One, Jay Katoch, spends between 40 and 80 hours a week on Mercor work. After decades in consulting, he describes working with AI as fulfilling. “I give [the AI] a problem, [such as] how a company like Boeing could handle the challenge post-crash — damage control, how would it impact the business, how would they handle stakeholders . . . and look at how the AI responds,” he says. “You’re challenging [the models] and correcting them.”
Mercor says its average hourly wage is more than $95, but the most sought-after roles — radiologists, for example — can receive up to $375 an hour. Projects might be a number of weeks in length, with no guarantee of ongoing work.
Zoe Cullen, a labour economist at Harvard Business School, says the short-term, gig nature of the work means workers are not protected if they help build models that ultimately threaten their jobs.
She suggests AI trainers could retain a stake in revenue produced by the models that use their skills and knowledge. “Workers could be part of the productivity enhancements and reap the rewards — you could have a collective agreement of data trainers,” she says. “If what you’re teaching the model to do is your core expertise, by definition you’re reducing your labour power.”
Foody acknowledges there is “definitely [going to] be some job displacement”. “There’s also going to be all sorts of new job categories, so we want to help people navigate that displacement to help humanity and society accomplish far more.”
He says that over time AI training will become a bigger part of more jobs.
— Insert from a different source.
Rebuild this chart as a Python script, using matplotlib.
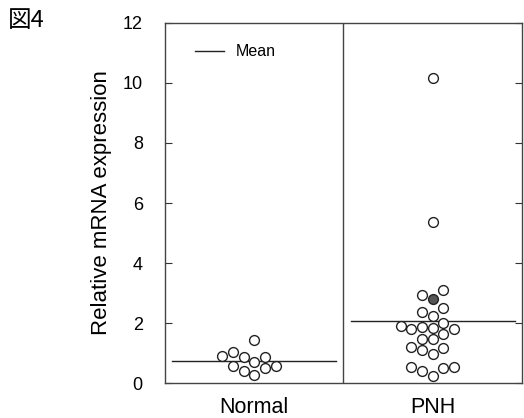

He sees a future in which humans will do things once, creating a rubric for AI to do the same task many times over. “We’ll move towards this world where everyone is managing dozens or hundreds of agents and . . . their day-to-day is interacting with and training these agents to do economically valuable work.”
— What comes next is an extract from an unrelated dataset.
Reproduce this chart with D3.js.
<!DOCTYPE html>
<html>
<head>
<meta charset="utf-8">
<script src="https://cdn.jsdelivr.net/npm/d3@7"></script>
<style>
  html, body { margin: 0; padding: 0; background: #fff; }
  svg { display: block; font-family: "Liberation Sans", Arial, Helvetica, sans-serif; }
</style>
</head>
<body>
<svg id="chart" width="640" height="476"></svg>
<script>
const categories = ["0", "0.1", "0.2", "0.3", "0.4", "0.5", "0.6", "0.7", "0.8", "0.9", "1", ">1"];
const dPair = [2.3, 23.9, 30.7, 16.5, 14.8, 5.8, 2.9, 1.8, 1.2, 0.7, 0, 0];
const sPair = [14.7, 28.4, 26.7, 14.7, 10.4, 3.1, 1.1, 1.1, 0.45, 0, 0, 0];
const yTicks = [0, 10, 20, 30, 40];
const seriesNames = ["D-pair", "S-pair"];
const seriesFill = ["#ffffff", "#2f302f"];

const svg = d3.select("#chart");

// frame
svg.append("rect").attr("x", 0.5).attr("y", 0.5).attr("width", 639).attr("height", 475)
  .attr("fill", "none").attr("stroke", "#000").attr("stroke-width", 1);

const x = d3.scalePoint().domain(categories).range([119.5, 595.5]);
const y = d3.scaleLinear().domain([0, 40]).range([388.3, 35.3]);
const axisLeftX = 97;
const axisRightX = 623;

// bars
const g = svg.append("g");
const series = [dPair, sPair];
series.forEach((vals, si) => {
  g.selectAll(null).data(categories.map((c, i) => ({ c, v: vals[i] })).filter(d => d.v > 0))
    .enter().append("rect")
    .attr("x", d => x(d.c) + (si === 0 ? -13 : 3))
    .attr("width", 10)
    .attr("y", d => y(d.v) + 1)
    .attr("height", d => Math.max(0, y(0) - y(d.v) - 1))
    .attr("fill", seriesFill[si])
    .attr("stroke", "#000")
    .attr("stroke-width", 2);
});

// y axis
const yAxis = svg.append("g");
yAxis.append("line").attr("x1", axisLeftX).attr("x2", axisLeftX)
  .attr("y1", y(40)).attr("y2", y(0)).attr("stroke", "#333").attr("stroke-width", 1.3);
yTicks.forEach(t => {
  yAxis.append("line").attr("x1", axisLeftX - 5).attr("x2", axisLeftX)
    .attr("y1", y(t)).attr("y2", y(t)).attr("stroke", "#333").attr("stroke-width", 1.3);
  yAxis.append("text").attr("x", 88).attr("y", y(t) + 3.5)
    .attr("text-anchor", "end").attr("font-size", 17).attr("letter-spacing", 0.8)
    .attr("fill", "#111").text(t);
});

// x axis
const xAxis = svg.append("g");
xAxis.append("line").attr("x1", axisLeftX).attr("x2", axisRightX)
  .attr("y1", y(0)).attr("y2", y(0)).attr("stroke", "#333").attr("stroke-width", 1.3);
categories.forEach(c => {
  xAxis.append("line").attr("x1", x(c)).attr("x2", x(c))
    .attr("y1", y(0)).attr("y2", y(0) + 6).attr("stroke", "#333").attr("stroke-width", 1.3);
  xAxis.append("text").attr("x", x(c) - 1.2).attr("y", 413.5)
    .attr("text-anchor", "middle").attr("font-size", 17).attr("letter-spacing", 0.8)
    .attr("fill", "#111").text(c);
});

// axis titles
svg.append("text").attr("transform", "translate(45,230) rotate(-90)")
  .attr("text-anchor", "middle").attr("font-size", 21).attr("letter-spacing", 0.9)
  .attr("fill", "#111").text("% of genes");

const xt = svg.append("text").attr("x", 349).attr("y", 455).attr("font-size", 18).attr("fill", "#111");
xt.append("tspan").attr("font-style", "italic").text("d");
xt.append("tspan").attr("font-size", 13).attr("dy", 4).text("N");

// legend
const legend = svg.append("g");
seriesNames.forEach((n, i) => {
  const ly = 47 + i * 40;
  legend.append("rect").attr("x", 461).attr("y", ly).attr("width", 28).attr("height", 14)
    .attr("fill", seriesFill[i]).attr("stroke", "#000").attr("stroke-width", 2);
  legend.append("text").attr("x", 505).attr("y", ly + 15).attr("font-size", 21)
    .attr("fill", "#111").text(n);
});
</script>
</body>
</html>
Many of Mercor’s contractors, speaking anonymously, shared some of Foody’s confidence in the benefits of AI, at least to them personally.
A study into the AI training industry by Oxford Economics, commissioned by Scale AI, found most workers in the field were highly educated — 41 per cent held a master’s or doctoral degree — and 94 per cent were also doing other kinds of work or studying.
It found the US data annotation industry contributed $5.7bn to US GDP in 2024, and that this would rise to $19.2bn in 2030.
“Me and the people who work on these products have the experience not to lose their job — people who don’t have that opportunity, I believe they will,” says one 18-year-old contractor, praising the high salary, flexibility and stimulating work environment.
Another contractor says he enjoys being in a “front-row position” in the development of AI. AI will “assist not replace”, and “if I’m not the one doing it and earning some money from it, there are a lot of other people who are up for doing the same thing.”
“Societally there’s concerns but not within the cohort doing it,” says Amjad Hamza, one of Mercor’s more than 350 permanent employees, about job displacement. “I just take a very long view — the pattern of history is people work less, but they can do more with that time.”
Sundeep Peechu, managing partner at Felicis, which led Mercor’s $10bn funding round, says the company has become “really good at identifying the experts that are required in order to go train these models”.
He regards this as positive for the future of work. Mercor’s contractors, he explains, “coax the model and teach it” in areas with labour scarcity, such as nursing or law.
The University of Virginia’s Korinek is more pessimistic. If the most ambitious projections of AI’s ability come to pass, he says, Mercor’s trainers will not just be doing themselves out of a job.
“If the technology is much more transformative [than conservative estimates] the big issue is not necessarily whether the specific workers who train those models are fairly compensated,” he says. “The big issue is what do we do with everybody, essentially.”